The West African state of Senegal became the fifth country to be hit by the world›s worst Ebola outbreak on Friday, while riots broke out in neighbouring Guinea’s remote southeast where infection rates are rising fast.
In the latest sign that the outbreak of the virus, which has already killed at least 1,550 people, is spinning out of control, the World Health Organisation (WHO) said thatEbola cases rose last week at the fastest pace since the epidemic began in West Africa in March.
The epidemic has defied efforts by governments to control it, prompting the leading charity fighting the outbreak, Medecins Sans Frontieres (MSF), to call for the UN Security Council to take charge of efforts to stop it.

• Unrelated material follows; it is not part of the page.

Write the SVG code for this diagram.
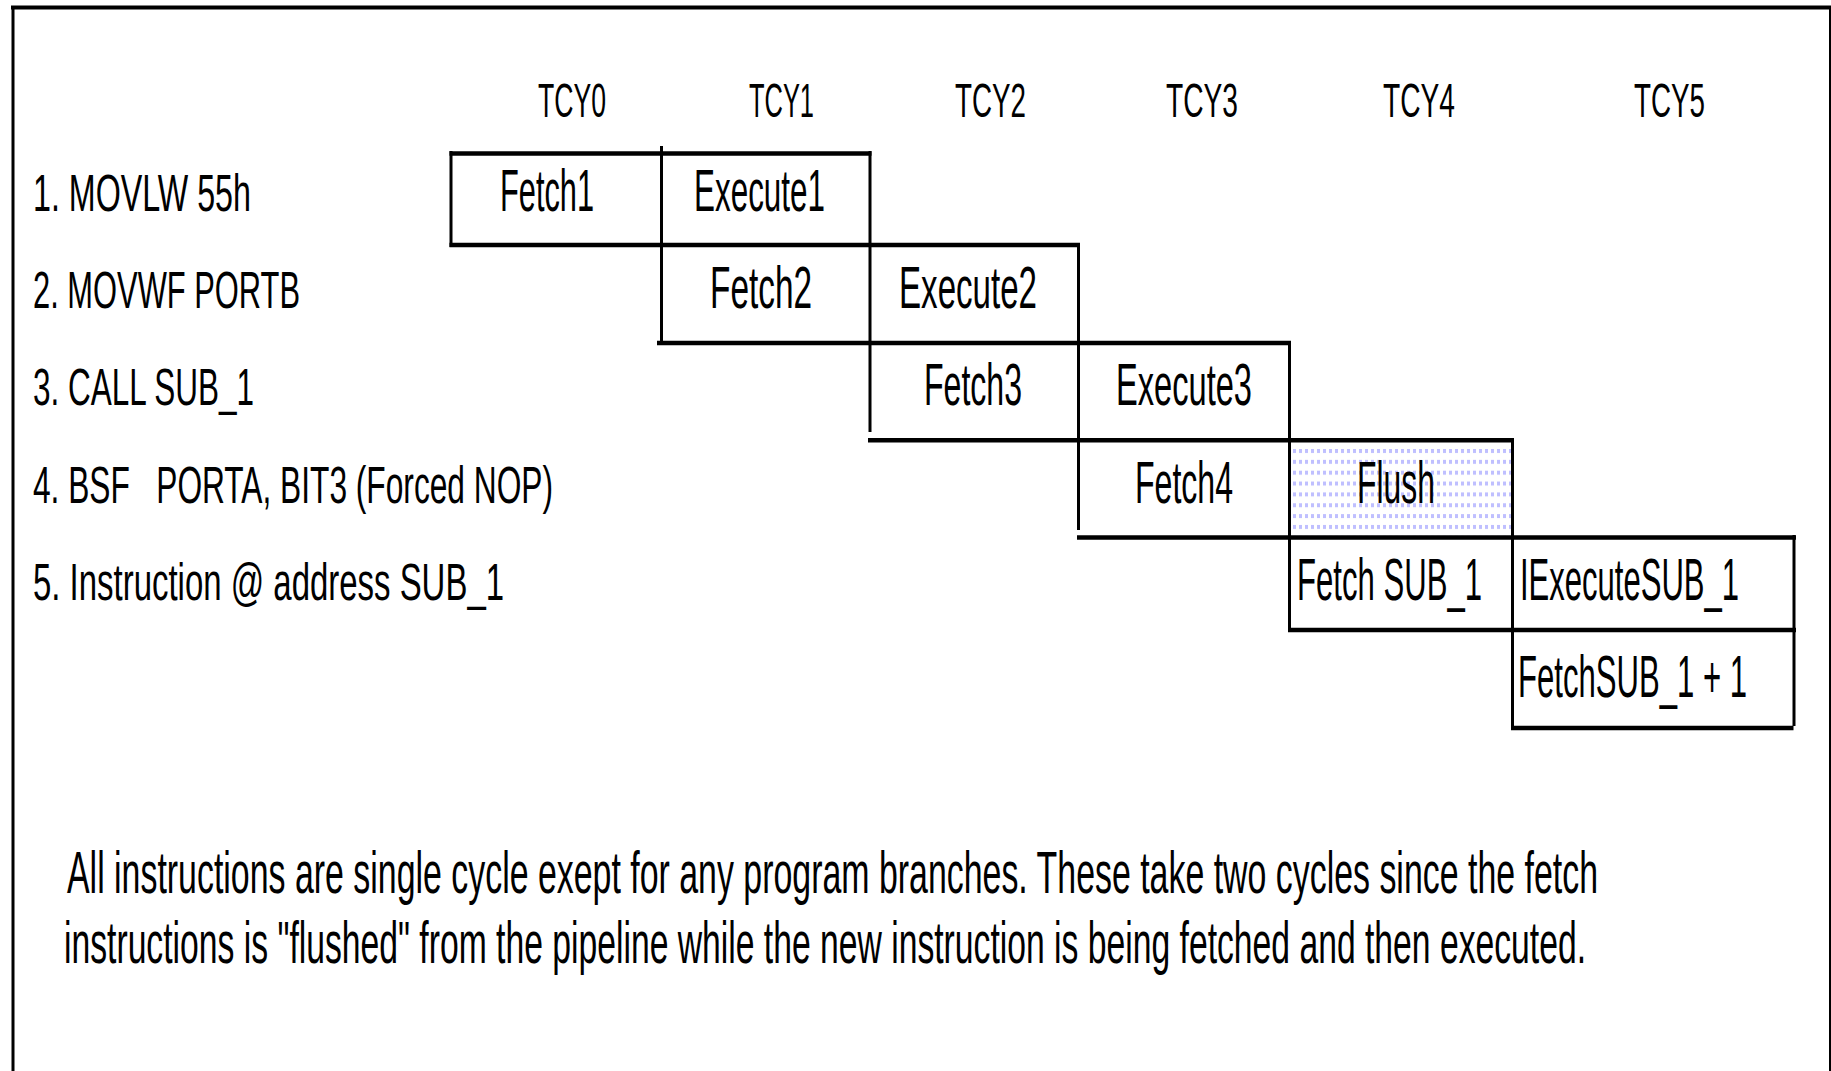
<svg xmlns="http://www.w3.org/2000/svg" width="1831" height="1071" viewBox="0 0 1831 1071">
<style>
text{font-family:"Liberation Sans",Arial,sans-serif;fill:#000}
.hdr{font-size:49px}
.lbl{font-size:51px}
.cell{font-size:60px}
.para{font-size:60px}
.h{stroke:#000;stroke-width:4.5;fill:none}
.v{stroke:#000;stroke-width:3;fill:none}
</style>
<defs>
<pattern id="dots" patternUnits="userSpaceOnUse" x="1293" y="449" width="6" height="10.85">
<rect x="0" y="0" width="3" height="4" fill="#bfbfff"/>
</pattern>
</defs>
<rect x="0" y="0" width="1831" height="1071" fill="#fff"/>
<g id="frame">
<line x1="11" y1="7.5" x2="1831" y2="7.5" stroke="#000" stroke-width="4"/>
<line x1="13" y1="6" x2="13" y2="1071" stroke="#000" stroke-width="3"/>
<line x1="1830" y1="6" x2="1830" y2="1071" stroke="#000" stroke-width="2"/>
</g>
<g id="headers">
<text class="hdr" transform="translate(538,117) scale(0.55,1)" textLength="123.6" lengthAdjust="spacingAndGlyphs">TCY0</text>
<text class="hdr" transform="translate(749,117) scale(0.55,1)" textLength="118.2" lengthAdjust="spacingAndGlyphs">TCY1</text>
<text class="hdr" transform="translate(955,117) scale(0.55,1)" textLength="129.1" lengthAdjust="spacingAndGlyphs">TCY2</text>
<text class="hdr" transform="translate(1166,117) scale(0.55,1)" textLength="130.9" lengthAdjust="spacingAndGlyphs">TCY3</text>
<text class="hdr" transform="translate(1383,117) scale(0.55,1)" textLength="130.9" lengthAdjust="spacingAndGlyphs">TCY4</text>
<text class="hdr" transform="translate(1634,117) scale(0.55,1)" textLength="129.1" lengthAdjust="spacingAndGlyphs">TCY5</text>
</g>
<g id="row-labels">
<text class="lbl" transform="translate(33,211) scale(0.62,1)" textLength="351.6" lengthAdjust="spacingAndGlyphs">1. MOVLW 55h</text>
<text class="lbl" transform="translate(33,308) scale(0.62,1)" textLength="430.6" lengthAdjust="spacingAndGlyphs">2. MOVWF PORTB</text>
<text class="lbl" transform="translate(33,405) scale(0.62,1)" textLength="356.5" lengthAdjust="spacingAndGlyphs">3. CALL SUB_1</text>
<text class="lbl" transform="translate(33,503) scale(0.62,1)" textLength="838.7" lengthAdjust="spacingAndGlyphs" xml:space="preserve">4. BSF   PORTA, BIT3 (Forced NOP)</text>
<text class="lbl" transform="translate(33,600) scale(0.62,1)" textLength="759.7" lengthAdjust="spacingAndGlyphs">5. Instruction @ address SUB_1</text>
</g>
<g id="flush-fill">
<rect x="1291" y="443" width="220" height="93" fill="url(#dots)"/>
</g>
<g id="connectors">
<line class="h" x1="449.5" y1="153.5" x2="871.5" y2="153.5"/>
<line class="h" x1="449.5" y1="245" x2="1080" y2="245"/>
<line class="h" x1="657" y1="343" x2="1291" y2="343"/>
<line class="h" x1="868" y1="440.3" x2="1514" y2="440.3"/>
<line class="h" x1="1077" y1="537.5" x2="1796" y2="537.5"/>
<line class="h" x1="1288" y1="630" x2="1796" y2="630"/>
<line class="h" x1="1511" y1="728" x2="1793.5" y2="728"/>
<line class="v" x1="451" y1="151" x2="451" y2="247"/>
<line class="v" x1="661.5" y1="146" x2="661.5" y2="345"/>
<line class="v" x1="870" y1="151" x2="870" y2="432"/>
<line class="v" x1="1078.5" y1="243" x2="1078.5" y2="530"/>
<line class="v" x1="1289.5" y1="341" x2="1289.5" y2="632"/>
<line class="v" x1="1512.5" y1="438" x2="1512.5" y2="730"/>
<line class="v" x1="1794" y1="535" x2="1794" y2="726"/>
</g>
<g id="cell-fetch1"><text class="cell" transform="translate(500,211) scale(0.52,1)" textLength="180.8" lengthAdjust="spacingAndGlyphs">Fetch1</text></g>
<g id="cell-execute1"><text class="cell" transform="translate(694,211) scale(0.52,1)" textLength="251.9" lengthAdjust="spacingAndGlyphs">Execute1</text></g>
<g id="cell-fetch2"><text class="cell" transform="translate(710,308) scale(0.52,1)" textLength="196.2" lengthAdjust="spacingAndGlyphs">Fetch2</text></g>
<g id="cell-execute2"><text class="cell" transform="translate(899,308) scale(0.52,1)" textLength="265.4" lengthAdjust="spacingAndGlyphs">Execute2</text></g>
<g id="cell-fetch3"><text class="cell" transform="translate(924,405) scale(0.52,1)" textLength="188.5" lengthAdjust="spacingAndGlyphs">Fetch3</text></g>
<g id="cell-execute3"><text class="cell" transform="translate(1116,405) scale(0.52,1)" textLength="261.5" lengthAdjust="spacingAndGlyphs">Execute3</text></g>
<g id="cell-fetch4"><text class="cell" transform="translate(1135,503) scale(0.52,1)" textLength="188.5" lengthAdjust="spacingAndGlyphs">Fetch4</text></g>
<g id="cell-flush"><text class="cell" transform="translate(1357,503) scale(0.52,1)" textLength="150" lengthAdjust="spacingAndGlyphs">Flush</text></g>
<g id="cell-fetch-sub1"><text class="cell" transform="translate(1297,600) scale(0.52,1)" textLength="355.8" lengthAdjust="spacingAndGlyphs">Fetch SUB_1</text></g>
<g id="cell-execute-sub1"><text class="cell" transform="translate(1520,600) scale(0.52,1)" textLength="421.2" lengthAdjust="spacingAndGlyphs">IExecuteSUB_1</text></g>
<g id="cell-fetch-sub1-plus1"><text class="cell" transform="translate(1518,697) scale(0.52,1)" textLength="440.4" lengthAdjust="spacingAndGlyphs">FetchSUB_1 + 1</text></g>
<g id="note">
<text class="para" transform="translate(67,893) scale(0.52,1)" textLength="2944.2" lengthAdjust="spacingAndGlyphs">All instructions are single cycle exept for any program branches. These take two cycles since the fetch</text>
<text class="para" transform="translate(64,963) scale(0.52,1)" textLength="2926.9" lengthAdjust="spacingAndGlyphs">instructions is "flushed" from the pipeline while the new instruction is being fetched and then executed.</text>
</g>
</svg>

Including the fatalities, more than 3,000 have been infected since the virus was detected in the remote jungles of southeastern Guinea in March and quickly spread across the border to Liberia and Sierra Leone. It has also touched Nigeria, where six people have died.
Sierra Leone’s President Ernest Bai Koroma dismissed his Health Minister Miatta Kargbo on Friday over her handling of the epidemic, which has killed more than 400 people in the former British colony.
Scientists on Friday also reported that ZMapp, the drug that last week cured two American aid workers who contracted the disease in Liberia, had cured all 18 lab monkeys infected with the virus in laboratory tests.
Senegal’s first case is a student from Guinea.